→ **Objective**
All entries below need to be written out exactly, but without their pictures.

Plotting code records

------------------------------

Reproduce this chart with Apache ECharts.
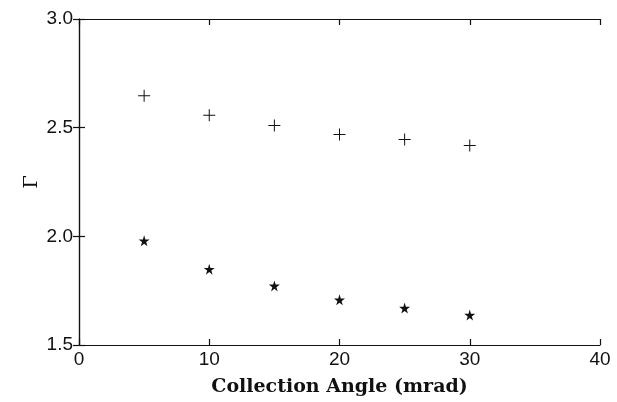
<!DOCTYPE html>
<html>
<head>
<meta charset="utf-8">
<script src="https://cdn.jsdelivr.net/npm/echarts@6/dist/echarts.min.js"></script>
<style>
  html, body { margin: 0; padding: 0; background: #fff; }
  #chart { width: 617px; height: 402px; }
</style>
</head>
<body>
<div id="chart"></div>
<script>
// collection angle (mrad)
const angles = [5, 10, 15, 20, 25, 30];
// upper series (+)
const plusValues = [2.647, 2.557, 2.51, 2.468, 2.445, 2.418];
// lower series (stars)
const starValues = [1.98, 1.849, 1.772, 1.708, 1.67, 1.638];

const plusPath = 'path://M11,0H13V11H24V13H13V24H11V13H0V11H11Z';
const starPath = 'path://M50,0L61,35H98L68,57L79,91L50,70L21,91L32,57L2,35H39Z';

const chart = echarts.init(document.getElementById('chart'));

const axisLine = { show: true, lineStyle: { color: '#111', width: 1.2 } };
const tickIn = { show: true, inside: true, length: 6, lineStyle: { color: '#111', width: 1.2 } };
const tickFont = { color: '#111', fontSize: 19, fontFamily: 'Liberation Sans, DejaVu Sans, sans-serif' };

chart.setOption({
  animation: false,
  grid: { left: 79, right: 17, top: 19, bottom: 57 },
  xAxis: [
    {
      type: 'value', min: 0, max: 40, interval: 10,
      name: 'Collection Angle (mrad)', nameLocation: 'middle', nameGap: 33,
      nameTextStyle: { color: '#111', fontSize: 19, fontWeight: 'bold', fontFamily: 'DejaVu Serif, Liberation Serif, serif' },
      axisLine: axisLine, axisTick: tickIn,
      axisLabel: Object.assign({ margin: 5 }, tickFont),
      splitLine: { show: false }
    },
    {
      type: 'value', min: 0, max: 40, interval: 10, position: 'top',
      axisLine: axisLine, axisTick: tickIn, axisLabel: { show: false }, splitLine: { show: false }
    }
  ],
  yAxis: [
    {
      type: 'value', min: 1.5, max: 3.0, interval: 0.5,
      name: 'Γ', nameLocation: 'middle', nameGap: 37, nameRotate: 90, nameMoveOverlap: false,
      nameTextStyle: { color: '#111', fontSize: 19, fontFamily: 'DejaVu Serif, Liberation Serif, serif' },
      axisLine: axisLine, axisTick: tickIn,
      axisLabel: Object.assign({ margin: 6, formatter: v => v.toFixed(1) }, tickFont),
      splitLine: { show: false }
    },
    {
      type: 'value', min: 1.5, max: 3.0, interval: 0.5, position: 'right',
      axisLine: axisLine, axisTick: tickIn, axisLabel: { show: false }, splitLine: { show: false }
    }
  ],
  series: [
    {
      type: 'scatter', symbol: plusPath, symbolSize: 12,
      itemStyle: { color: '#111', opacity: 1 },
      data: angles.map((a, i) => [a, plusValues[i]])
    },
    {
      type: 'scatter', symbol: starPath, symbolSize: 11,
      itemStyle: { color: '#111', opacity: 1 },
      data: angles.map((a, i) => [a, starValues[i]])
    }
  ]
});
</script>
</body>
</html>
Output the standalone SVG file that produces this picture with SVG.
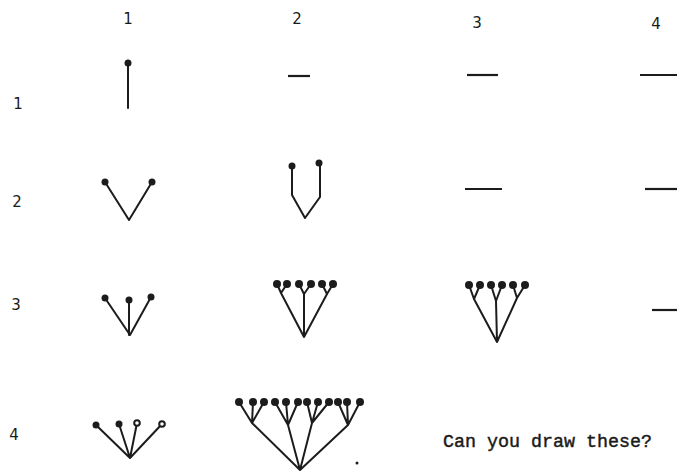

------------------------------

→ **The completed task**
Reproduce this chart with Apache ECharts.
<!DOCTYPE html>
<html>
<head>
<meta charset="utf-8">
<script src="https://cdn.jsdelivr.net/npm/echarts@6/dist/echarts.min.js"></script>
<style>
  html, body { margin: 0; padding: 0; background: #fff; }
  #chart { width: 617px; height: 402px; }
</style>
</head>
<body>
<div id="chart"></div>
<script>
// collection angle (mrad)
const angles = [5, 10, 15, 20, 25, 30];
// upper series (+)
const plusValues = [2.647, 2.557, 2.51, 2.468, 2.445, 2.418];
// lower series (stars)
const starValues = [1.98, 1.849, 1.772, 1.708, 1.67, 1.638];

const plusPath = 'path://M11,0H13V11H24V13H13V24H11V13H0V11H11Z';
const starPath = 'path://M50,0L61,35H98L68,57L79,91L50,70L21,91L32,57L2,35H39Z';

const chart = echarts.init(document.getElementById('chart'));

const axisLine = { show: true, lineStyle: { color: '#111', width: 1.2 } };
const tickIn = { show: true, inside: true, length: 6, lineStyle: { color: '#111', width: 1.2 } };
const tickFont = { color: '#111', fontSize: 19, fontFamily: 'Liberation Sans, DejaVu Sans, sans-serif' };

chart.setOption({
  animation: false,
  grid: { left: 79, right: 17, top: 19, bottom: 57 },
  xAxis: [
    {
      type: 'value', min: 0, max: 40, interval: 10,
      name: 'Collection Angle (mrad)', nameLocation: 'middle', nameGap: 33,
      nameTextStyle: { color: '#111', fontSize: 19, fontWeight: 'bold', fontFamily: 'DejaVu Serif, Liberation Serif, serif' },
      axisLine: axisLine, axisTick: tickIn,
      axisLabel: Object.assign({ margin: 5 }, tickFont),
      splitLine: { show: false }
    },
    {
      type: 'value', min: 0, max: 40, interval: 10, position: 'top',
      axisLine: axisLine, axisTick: tickIn, axisLabel: { show: false }, splitLine: { show: false }
    }
  ],
  yAxis: [
    {
      type: 'value', min: 1.5, max: 3.0, interval: 0.5,
      name: 'Γ', nameLocation: 'middle', nameGap: 37, nameRotate: 90, nameMoveOverlap: false,
      nameTextStyle: { color: '#111', fontSize: 19, fontFamily: 'DejaVu Serif, Liberation Serif, serif' },
      axisLine: axisLine, axisTick: tickIn,
      axisLabel: Object.assign({ margin: 6, formatter: v => v.toFixed(1) }, tickFont),
      splitLine: { show: false }
    },
    {
      type: 'value', min: 1.5, max: 3.0, interval: 0.5, position: 'right',
      axisLine: axisLine, axisTick: tickIn, axisLabel: { show: false }, splitLine: { show: false }
    }
  ],
  series: [
    {
      type: 'scatter', symbol: plusPath, symbolSize: 12,
      itemStyle: { color: '#111', opacity: 1 },
      data: angles.map((a, i) => [a, plusValues[i]])
    },
    {
      type: 'scatter', symbol: starPath, symbolSize: 11,
      itemStyle: { color: '#111', opacity: 1 },
      data: angles.map((a, i) => [a, starValues[i]])
    }
  ]
});
</script>
</body>
</html>
Output the standalone SVG file that produces this picture with SVG.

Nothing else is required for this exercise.